BLBG:Euro Snaps Gain Before Italy Debt Sale, Industrial Output
The euro snapped an advance from yesterday before auctions of Italian government debt this week and data today forecast to show Europe’s industrial production dropped the most in seven months.
The 17-nation currency maintained a two-day slide versus the U.K. pound before Greece holds general elections on June 17 amid concern Europe’s fiscal crisis is spreading. The dollar strengthened against the majority of its 16 peers after Spain’s borrowing costs jumped to a 15-year high and Fitch Ratings predicted Prime Minister Mariano Rajoy will miss budget-deficit targets, boosting demand for safer assets.
“There are still sources of concern, including Spain and Italy,” said Junichi Ishikawa, an analyst at a Tokyo-based unit of IG Group Holdings Plc (IGG), a London-based company that lets clients take positions on markets without buying or selling actual securities, currencies or futures. “The downside risks to the euro remain large.”
The euro fell 0.1 percent to $1.2493 at 1:45 p.m. in Tokyo from the close in New York yesterday when it rose 0.2 percent.
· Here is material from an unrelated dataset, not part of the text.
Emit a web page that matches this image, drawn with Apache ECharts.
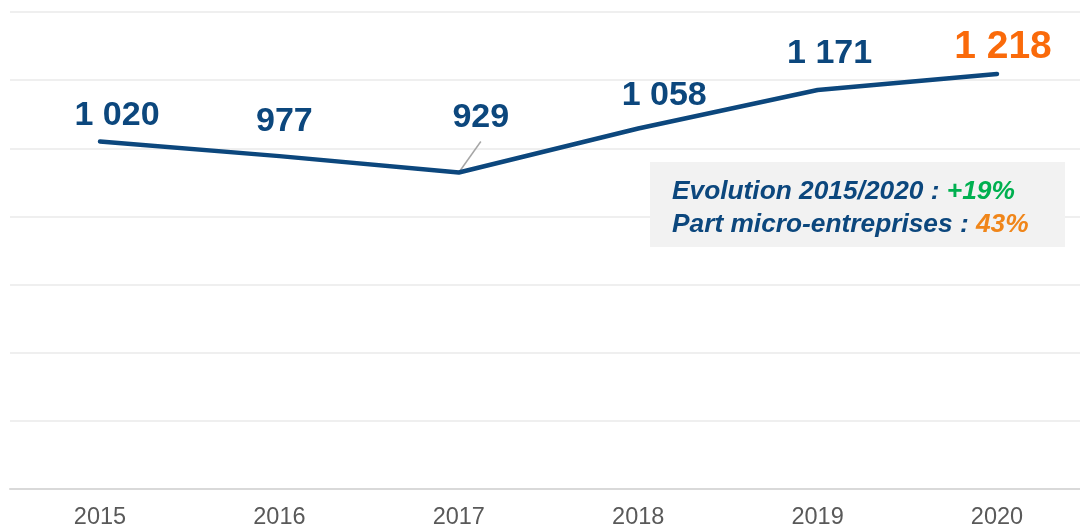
<!DOCTYPE html>
<html>
<head>
<meta charset="utf-8">
<script src="https://cdn.jsdelivr.net/npm/echarts@6/dist/echarts.min.js"></script>
<style>
  html, body { margin: 0; padding: 0; background: #fff; }
  #main { width: 1080px; height: 527px; }
</style>
</head>
<body>
<div id="main"></div>
<script>
var years = ['2015', '2016', '2017', '2018', '2019', '2020'];
var values = [1020, 977, 929, 1058, 1171, 1218];
// label offsets from each point (text centre)
var labelOffsets = [[17, -26], [5, -34], [22, -55], [26, -33], [12, -36], [6, -27]];
var noteLines = [
    { text: 'Evolution 2015/2020 : ', value: '+19%', color: '#00b050' },
    { text: 'Part micro-entreprises : ', value: '43%', color: '#f0861a' }
];

var blue = '#0c477d';
var orange = '#fa6a0a';
var font = '"Liberation Sans", Arial, sans-serif';

var myChart = echarts.init(document.getElementById('main'));

function fmt(v) {
    return String(v).replace(/\B(?=(\d{3})+(?!\d))/g, ' ');
}

var seriesData = values.map(function (v, i) {
    var last = i === values.length - 1;
    return {
        value: v,
        label: {
            offset: labelOffsets[i],
            color: last ? orange : blue,
            fontSize: last ? 39 : 34
        }
    };
});

var option = {
    animation: false,
    grid: [
        // background grid: gridlines + axis line across full width
        { left: 10, right: 0, top: 12, bottom: 38, outerBoundsMode: 'none' },
        // data grid: first/last category centred like the reference
        { left: 100, right: 83, top: 12, bottom: 38, outerBoundsMode: 'none' }
    ],
    xAxis: [
        {
            gridIndex: 0,
            type: 'category',
            data: years,
            axisLine: { lineStyle: { color: '#d9d9d9', width: 2 } },
            axisTick: { show: false },
            axisLabel: { show: false }
        },
        {
            gridIndex: 1,
            type: 'category',
            data: years,
            boundaryGap: false,
            axisLine: { show: false },
            axisTick: { show: false },
            axisLabel: { color: '#595959', fontSize: 23.5, fontFamily: font, margin: 17 }
        }
    ],
    yAxis: [
        {
            gridIndex: 0,
            type: 'value',
            min: 0,
            max: 1400,
            interval: 200,
            axisLabel: { show: false },
            axisLine: { show: false },
            axisTick: { show: false },
            splitLine: { lineStyle: { color: '#efefef', width: 2 } }
        },
        {
            gridIndex: 1,
            type: 'value',
            min: 0,
            max: 1400,
            interval: 200,
            axisLabel: { show: false },
            axisLine: { show: false },
            axisTick: { show: false },
            splitLine: { show: false }
        }
    ],
    series: [{
        type: 'line',
        xAxisIndex: 1,
        yAxisIndex: 1,
        data: seriesData,
        symbol: 'circle',
        symbolSize: 2,
        showSymbol: true,
        lineStyle: { color: blue, width: 4.5, cap: 'round', join: 'round' },
        itemStyle: { color: blue },
        label: {
            show: true,
            position: 'inside',
            align: 'center',
            verticalAlign: 'middle',
            fontFamily: font,
            fontWeight: 'bold',
            formatter: function (p) { return fmt(p.value); }
        },
        emphasis: { disabled: true }
    }]
};

myChart.setOption(option);

// leader line for 2017 label + note box
var p2017 = myChart.convertToPixel({ gridIndex: 1 }, ['2017', values[2]]);
var richText = noteLines.map(function (l, i) {
    return '{t|' + l.text + '}{v' + i + '|' + l.value + '}';
}).join('\n');
var rich = { t: { fill: blue } };
noteLines.forEach(function (l, i) { rich['v' + i] = { fill: l.color }; });

myChart.setOption({
    graphic: [
        {
            type: 'line',
            shape: { x1: p2017[0], y1: p2017[1], x2: p2017[0] + 22, y2: p2017[1] - 31 },
            style: { stroke: '#a6a6a6', lineWidth: 1.5 },
            z: 1
        },
        {
            type: 'rect',
            left: 650,
            top: 162,
            shape: { width: 415, height: 85 },
            style: { fill: '#f2f2f2' },
            z: 10
        },
        {
            type: 'text',
            left: 672,
            top: 175,
            style: {
                text: richText,
                fill: blue,
                lineHeight: 33,
                rich: rich,
                fontStyle: 'italic',
                fontWeight: 'bold',
                fontSize: 26.3,
                fontFamily: font
            },
            z: 11
        }
    ]
});
</script>
</body>
</html>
It was little changed at 80.33 U.K. pence after having lost 0.7 percent in the prior two days. The dollar added 0.1 percent to 79.63 yen. The yen slid 0.1 percent to 99.49 per euro.
Italy is scheduled to sell 6.5 billion euros ($8.1 billion) of 364-day bills today and offer debt maturing in 2015, 2019 and 2020 tomorrow. The yield on the nation’s benchmark 10-year government bond rose to as high as 6.3 percent yesterday, a level unseen since Jan. 25.
Spanish Deficit
Spain’s 10-year yield climbed for a third day to touch 6.83 percent, the highest since 1997, after the nation on June 9 became the fourth euro state to ask for an international bailout, following Greece, Ireland and Portugal. This weekend’s election in Greece may determine whether it abides by spending reductions imposed upon it to receive two rescue packages and remain in the euro.
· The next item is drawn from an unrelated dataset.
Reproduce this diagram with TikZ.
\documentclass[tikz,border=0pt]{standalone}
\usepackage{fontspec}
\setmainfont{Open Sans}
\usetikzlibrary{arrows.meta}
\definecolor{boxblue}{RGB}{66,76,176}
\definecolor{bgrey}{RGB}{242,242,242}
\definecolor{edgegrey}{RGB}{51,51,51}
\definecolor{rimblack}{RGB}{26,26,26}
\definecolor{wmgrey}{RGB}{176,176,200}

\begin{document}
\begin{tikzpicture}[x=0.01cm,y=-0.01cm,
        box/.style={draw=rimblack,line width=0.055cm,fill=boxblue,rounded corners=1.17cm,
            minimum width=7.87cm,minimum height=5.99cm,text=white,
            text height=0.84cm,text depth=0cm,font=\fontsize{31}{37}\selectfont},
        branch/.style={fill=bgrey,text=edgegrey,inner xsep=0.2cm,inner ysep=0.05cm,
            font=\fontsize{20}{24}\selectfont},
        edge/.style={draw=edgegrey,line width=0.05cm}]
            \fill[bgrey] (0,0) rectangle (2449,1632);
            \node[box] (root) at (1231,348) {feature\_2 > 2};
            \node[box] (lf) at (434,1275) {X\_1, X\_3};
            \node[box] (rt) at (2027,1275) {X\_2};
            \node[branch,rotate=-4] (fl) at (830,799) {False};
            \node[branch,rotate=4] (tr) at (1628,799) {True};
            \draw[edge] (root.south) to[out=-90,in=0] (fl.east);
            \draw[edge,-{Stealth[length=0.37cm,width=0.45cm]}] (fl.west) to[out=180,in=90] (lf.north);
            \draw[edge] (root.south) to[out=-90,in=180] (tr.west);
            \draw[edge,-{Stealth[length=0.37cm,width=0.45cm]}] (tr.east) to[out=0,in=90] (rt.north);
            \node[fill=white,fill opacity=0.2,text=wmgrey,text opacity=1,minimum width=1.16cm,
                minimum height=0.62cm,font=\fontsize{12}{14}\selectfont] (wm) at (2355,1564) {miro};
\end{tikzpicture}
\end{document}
“Spain will miss its budget-deficit targets again this year and next by a substantial margin,” Fitch’s Managing Director Ed Parker said at an event in Oslo yesterday. Andrew Colquhoun, the head of Asia Pacific sovereign ratings at Fitch, said in Singapore today that if Greece exits the currency bloc and there is material contagion to periphery nations, all 17 euro members would likely face downgrades.
The European Union’s statistics office will probably say industrial production in the euro area fell 1.2 percent month- on-month in April, the most since September, according to the median estimate of economists in a Bloomberg News survey.
“The macroeconomic picture is terrible and I can’t see light at the end of the tunnel for growth” in the euro area, said Jesper Bargmann, regional head of spot trading for major currencies in Singapore at Royal Bank of Scotland Group Plc. “The U.S. dollar is my preferred safe haven.”
Euro Chart
The euro’s decline in late May against the yen shows that the euro has completed a “head-and-shoulders” pattern and it may drop to 88.51 yen, lower than the record set in October 2000, according to Daisuke Uno, chief strategist in Tokyo at Sumitomo Mitsui Banking Corp.
A head-and-shoulders pattern occurs when prices form three consecutive peaks on a chart, with the middle being the highest. A downturn’s start is signaled when prices fall below a neckline serving as the pattern’s base.
N.Z. Dollar
The euro has weakened 3.7 percent in the past six months, the worst performance among the 10 developed-nation currencies tracked by Bloomberg Correlation-Weighted Indexes. New Zealand’s dollar was the biggest winner with a 3.9 percent climb.
The Reserve Bank of New Zealand will probably leave the official cash rate unchanged at a record low of 2.5 percent tomorrow, according to all 16 economists surveyed by Bloomberg.
“The approaching RBNZ Monetary Policy Statement and Official Cash Rate review should see further interest in the New Zealand dollar,” Carrick Lucas, a strategist at ANZ National Bank Ltd., and Alex Sinton, director of foreign exchange, wrote in a research note today. With sovereign risk on the rise in Europe, “the silver lining could be that N.Z. bonds and other highly rated sovereign markets further benefit from investor reallocation.”
The so-called kiwi reached 77.89 U.S. cents, the highest since May 15, before trading at 77.67 from 77.72 yesterday.